2. Eligibility for exemption/concessional duty under notifications 75/94-C.E. and 8/94-C.E.
3. Eligibility for slab-wise exemption under notification 140/83-C.E.
4. Calculation of duty on cum-duty price.

Issue-wise Detailed Analysis:

1. Classification of Ayurvedic Products:
The appellants, M/s. Ayurchem Products, manufacture 13 Ayurvedic preparations and classify them under Chapter 30 of the Central Excise Tariff Act, 1985, claiming them as Ayurvedic medicaments eligible for exemption. The department contends that these goods fall under Chapter 33 as cosmetics or toilet preparations. The Tribunal examined the relevant chapter notes and determined that preparations under Chapter 33, even if they have therapeutic properties, are excluded from Chapter 30. The lower authorities found that the products are used for skin care, hair care, and dental care, classifying them under headings 33.04, 33.05, and 33.06 respectively. The Tribunal upheld this classification, citing the Supreme Court's decision in Alpine Industries, which emphasized the importance of chapter notes in determining classification.

2. Eligibility for Exemption/Concessional Duty:
The appellants argued that their products should be classified under sub-heading 3003.30, making them eligible for exemption under notifications 75/94-C.E. and 8/94-C.E. However, the Tribunal found that the products do not meet the criteria for classification under Chapter 30 and are therefore not eligible for the concessional duty under these notifications.

3. Eligibility for Slab-wise Exemption:
The appellants claimed slab-wise exemption under notification 140/83-C.E. The Tribunal rejected this claim because the appellants did not file the required declaration under the notification, failing to satisfy the basic condition for entitlement.
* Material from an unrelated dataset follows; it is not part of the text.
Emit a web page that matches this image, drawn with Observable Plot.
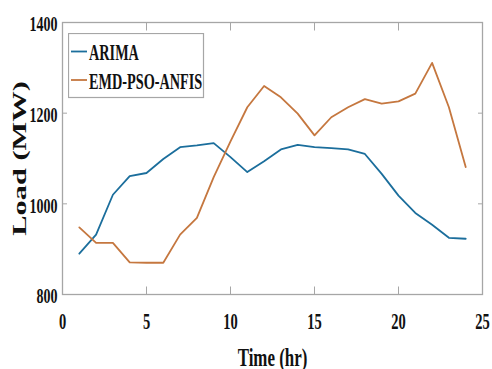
<!DOCTYPE html>
<html>
<head>
<meta charset="utf-8">
<script src="https://cdn.jsdelivr.net/npm/d3@7"></script>
<script src="https://cdn.jsdelivr.net/npm/@observablehq/plot@0.6"></script>
<style>
  html, body { margin: 0; padding: 0; background: #fff; }
  #chart { position: relative; width: 492px; height: 369px; }
  #legend { position: absolute; left: 68px; top: 33px; }
</style>
</head>
<body>
<div id="chart"></div>
<script>
// Hourly load forecasts (MW) for one day
const hours = [1, 2, 3, 4, 5, 6, 7, 8, 9, 10, 11, 12, 13, 14, 15, 16, 17, 18, 19, 20, 21, 22, 23, 24];
const arima = [890, 932, 1020, 1061, 1068, 1099, 1125, 1129, 1134, 1103, 1070, 1094,
               1120, 1130, 1125, 1123, 1120, 1110, 1066, 1018, 980, 954, 925, 923];
const emdPsoAnfis = [948, 914, 914, 871, 870, 870, 932, 969, 1059, 1138, 1213, 1260,
                     1235, 1199, 1151, 1191, 1213, 1231, 1221, 1226, 1243, 1311, 1213, 1081];
const seriesNames = ["ARIMA", "EMD-PSO-ANFIS"];
const seriesColors = ["#1b6e9c", "#c5773f"];
const xTicks = [0, 5, 10, 15, 20, 25];
const yTicks = [800, 1000, 1200, 1400];

const rows = [];
hours.forEach((h, i) => {
  rows.push({hour: h, load: arima[i], model: seriesNames[0]});
  rows.push({hour: h, load: emdPsoAnfis[i], model: seriesNames[1]});
});

const serif = "'Liberation Serif', 'Times New Roman', serif";
const boxGray = "#a6a6a6";
const plain = d => String(d);

const chart = Plot.plot({
  width: 492,
  height: 369,
  marginLeft: 62,
  marginRight: 10,
  marginTop: 22,
  marginBottom: 75,
  style: {fontFamily: serif, background: "#fff", color: "#111", overflow: "visible"},
  x: {domain: [0, 25]},
  y: {domain: [800, 1400]},
  color: {domain: seriesNames, range: seriesColors},
  marks: [
    Plot.frame({stroke: boxGray, strokeWidth: 1.3}),
    // inward tick marks on all four sides
    Plot.axisX({ticks: xTicks, anchor: "bottom", tickSize: -7.5, stroke: boxGray, fill: "none", label: null}),
    Plot.axisX({ticks: xTicks, anchor: "top", tickSize: -7.5, stroke: boxGray, fill: "none", label: null}),
    Plot.axisY({ticks: yTicks, anchor: "left", tickSize: -5, stroke: boxGray, fill: "none", label: null}),
    Plot.axisY({ticks: yTicks, anchor: "right", tickSize: -5, stroke: boxGray, fill: "none", label: null}),
    // tick labels and axis titles
    Plot.axisX({ticks: xTicks, tickFormat: plain, anchor: "bottom", tickSize: 0, tickPadding: 18,
      fontSize: 23, fontWeight: "bold", fill: "#111",
      label: "Time (hr)", labelAnchor: "center", labelOffset: 71, labelArrow: "none"}),
    Plot.axisY({ticks: yTicks, tickFormat: plain, anchor: "left", tickSize: 0, tickPadding: 5, dy: 2,
      fontSize: 21.5, fontWeight: "bold", fill: "#111",
      label: "Load (MW)", labelAnchor: "center", labelOffset: 50, labelArrow: "none"}),
    Plot.line(rows, {x: "hour", y: "load", z: "model", stroke: "model", strokeWidth: 1.8})
  ]
});

const holder = document.getElementById("chart");
holder.append(chart);

// condensed serif lettering
function squeeze(selector, k, size) {
  chart.querySelectorAll(selector).forEach(t => {
    if (size) t.style.fontSize = size + "px";
    const w = t.getComputedTextLength();
    t.setAttribute("textLength", w * k);
    t.setAttribute("lengthAdjust", "spacingAndGlyphs");
  });
}
squeeze('g[aria-label="x-axis tick label"] text', 0.63);
squeeze('g[aria-label="y-axis tick label"] text', 0.65);
squeeze('g[aria-label="x-axis label"] text', 0.65, 26);
squeeze('g[aria-label="y-axis label"] text', 1.6, 19);

// legend box
const legend = d3.select(holder).append("svg")
  .attr("id", "legend")
  .attr("width", 137)
  .attr("height", 66);
legend.append("rect")
  .attr("x", 0.5).attr("y", 0.5).attr("width", 135).attr("height", 64)
  .attr("fill", "#fff").attr("stroke", boxGray).attr("stroke-width", 1.2);
const item = legend.selectAll("g.item")
  .data(seriesNames)
  .join("g")
  .attr("class", "item")
  .attr("transform", (d, i) => `translate(0,${18.5 + i * 28.5})`);
item.append("line")
  .attr("x1", 3).attr("x2", 19)
  .attr("stroke", (d, i) => seriesColors[i]).attr("stroke-width", 1.8);
item.append("text")
  .attr("x", 21).attr("y", 8.5)
  .attr("font-family", serif).attr("font-weight", "bold").attr("font-size", 23)
  .attr("fill", "#111")
  .text(d => d)
  .each(function() {
    const w = this.getComputedTextLength();
    this.setAttribute("textLength", w * 0.62);
    this.setAttribute("lengthAdjust", "spacingAndGlyphs");
  });
</script>
</body>
</html>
4. Calculation of Duty on Cum-duty Price:
The appellants contended that the duty should be calculated on the cum-duty price. The Tribunal agreed, referencing the decision in Srichakra Tyres, which held that proper abatements should be given when calculating duty based on the price charged. The Tribunal directed the original authority to recalculate the duty, treating the price as a cum-duty price, and to redetermine the penalty accordingly.

Conclusion:
The appeals were allowed by way of remand with the following directives:
(a) The impugned goods are classifiable under Chapter 33 of CETA, 1985, and are not eligible for concessional duty under notifications 8/94 and 75/94.
(b) Exemption under notification 140/83 is not available.
(c) Duty should be recalculated considering the price charged as cum-duty price. The original authority is to redetermine the duty and penalty after providing a reasonable opportunity for the appellants to be heard.